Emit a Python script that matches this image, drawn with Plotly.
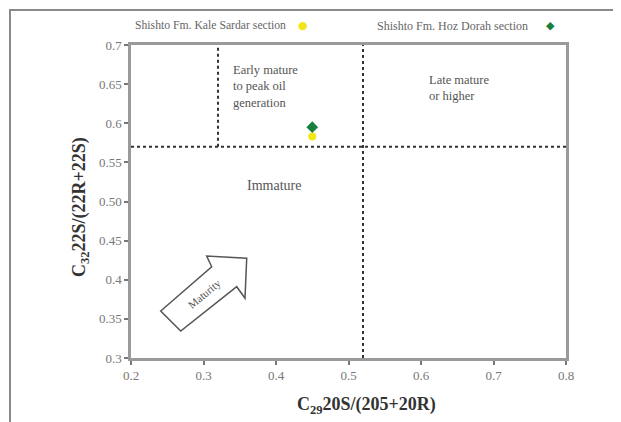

* * *

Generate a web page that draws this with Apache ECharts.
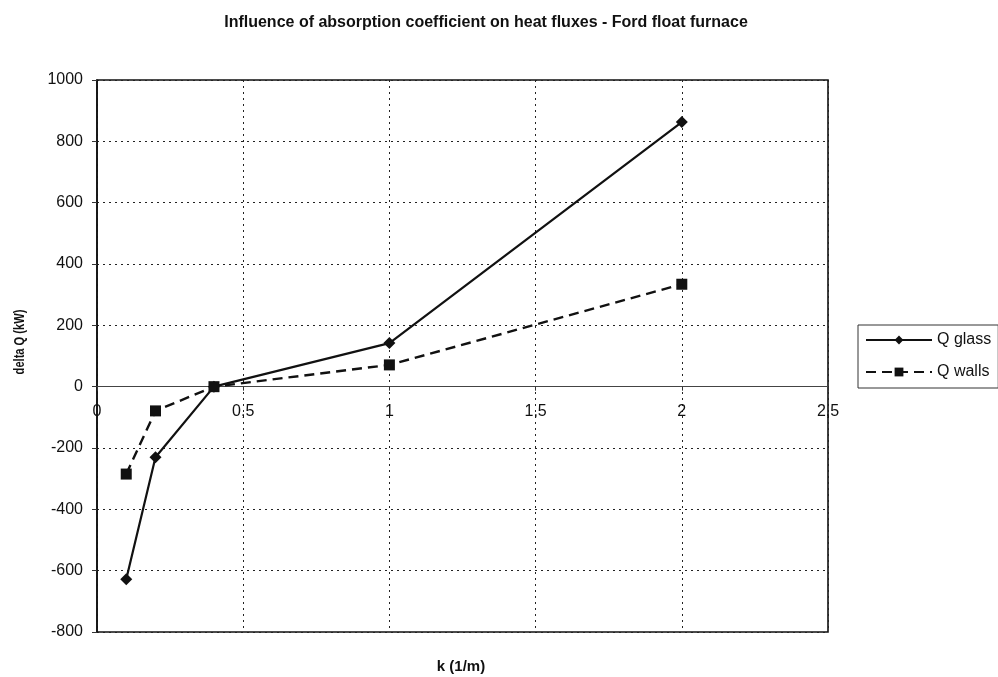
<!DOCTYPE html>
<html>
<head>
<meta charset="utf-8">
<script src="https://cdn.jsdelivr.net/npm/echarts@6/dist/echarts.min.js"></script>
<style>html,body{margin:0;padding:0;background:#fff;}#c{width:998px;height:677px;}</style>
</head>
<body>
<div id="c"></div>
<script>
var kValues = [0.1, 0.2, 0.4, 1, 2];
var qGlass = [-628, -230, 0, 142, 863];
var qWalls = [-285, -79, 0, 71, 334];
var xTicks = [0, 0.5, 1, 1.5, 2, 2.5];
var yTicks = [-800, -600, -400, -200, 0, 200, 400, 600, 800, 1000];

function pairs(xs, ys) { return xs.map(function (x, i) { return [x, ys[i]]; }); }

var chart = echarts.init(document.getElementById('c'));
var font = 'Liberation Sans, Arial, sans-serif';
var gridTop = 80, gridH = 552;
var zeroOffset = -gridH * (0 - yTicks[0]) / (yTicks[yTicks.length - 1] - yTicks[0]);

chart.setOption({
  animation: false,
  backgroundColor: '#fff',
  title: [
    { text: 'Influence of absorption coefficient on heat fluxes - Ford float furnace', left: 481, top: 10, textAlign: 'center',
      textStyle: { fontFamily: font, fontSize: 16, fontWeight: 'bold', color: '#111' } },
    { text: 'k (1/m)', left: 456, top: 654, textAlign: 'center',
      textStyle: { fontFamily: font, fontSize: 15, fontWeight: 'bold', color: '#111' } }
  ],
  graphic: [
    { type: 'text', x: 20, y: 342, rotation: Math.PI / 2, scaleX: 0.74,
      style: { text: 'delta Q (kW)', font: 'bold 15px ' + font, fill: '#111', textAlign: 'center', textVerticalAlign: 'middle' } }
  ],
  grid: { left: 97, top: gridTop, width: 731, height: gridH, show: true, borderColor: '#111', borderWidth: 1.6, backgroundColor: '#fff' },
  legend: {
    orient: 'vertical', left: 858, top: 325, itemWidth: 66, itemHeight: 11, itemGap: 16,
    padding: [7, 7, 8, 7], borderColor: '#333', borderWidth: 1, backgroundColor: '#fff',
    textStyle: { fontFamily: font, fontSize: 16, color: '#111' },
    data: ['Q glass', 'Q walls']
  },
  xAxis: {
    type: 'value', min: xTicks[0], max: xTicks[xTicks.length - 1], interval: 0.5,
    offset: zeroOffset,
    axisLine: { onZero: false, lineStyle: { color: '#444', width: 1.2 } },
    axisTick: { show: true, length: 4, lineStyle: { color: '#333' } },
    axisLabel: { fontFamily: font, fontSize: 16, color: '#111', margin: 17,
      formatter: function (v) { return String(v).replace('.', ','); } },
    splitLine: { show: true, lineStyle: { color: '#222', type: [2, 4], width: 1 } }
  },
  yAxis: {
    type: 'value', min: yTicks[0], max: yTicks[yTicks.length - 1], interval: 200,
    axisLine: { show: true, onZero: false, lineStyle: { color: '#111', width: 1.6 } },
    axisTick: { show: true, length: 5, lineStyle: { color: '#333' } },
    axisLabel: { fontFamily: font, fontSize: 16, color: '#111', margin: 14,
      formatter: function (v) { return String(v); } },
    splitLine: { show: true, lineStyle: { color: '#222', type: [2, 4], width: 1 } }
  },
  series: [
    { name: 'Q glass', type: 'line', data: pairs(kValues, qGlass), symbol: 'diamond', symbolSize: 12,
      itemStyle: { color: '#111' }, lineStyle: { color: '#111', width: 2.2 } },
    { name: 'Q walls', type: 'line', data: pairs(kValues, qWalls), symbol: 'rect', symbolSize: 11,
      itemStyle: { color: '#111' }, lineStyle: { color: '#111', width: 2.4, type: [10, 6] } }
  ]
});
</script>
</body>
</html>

Challenge — Copy out, exactly, every line from the one that contains "Generate a web" through the one that contains "function pairs(xs, ys)". Pictures stay out of the copy.

Written reply —
Generate a web page that draws this with Apache ECharts.
<!DOCTYPE html>
<html>
<head>
<meta charset="utf-8">
<script src="https://cdn.jsdelivr.net/npm/echarts@6/dist/echarts.min.js"></script>
<style>html,body{margin:0;padding:0;background:#fff;}#c{width:998px;height:677px;}</style>
</head>
<body>
<div id="c"></div>
<script>
var kValues = [0.1, 0.2, 0.4, 1, 2];
var qGlass = [-628, -230, 0, 142, 863];
var qWalls = [-285, -79, 0, 71, 334];
var xTicks = [0, 0.5, 1, 1.5, 2, 2.5];
var yTicks = [-800, -600, -400, -200, 0, 200, 400, 600, 800, 1000];

function pairs(xs, ys) { return xs.map(function (x, i) { return [x, ys[i]]; }); }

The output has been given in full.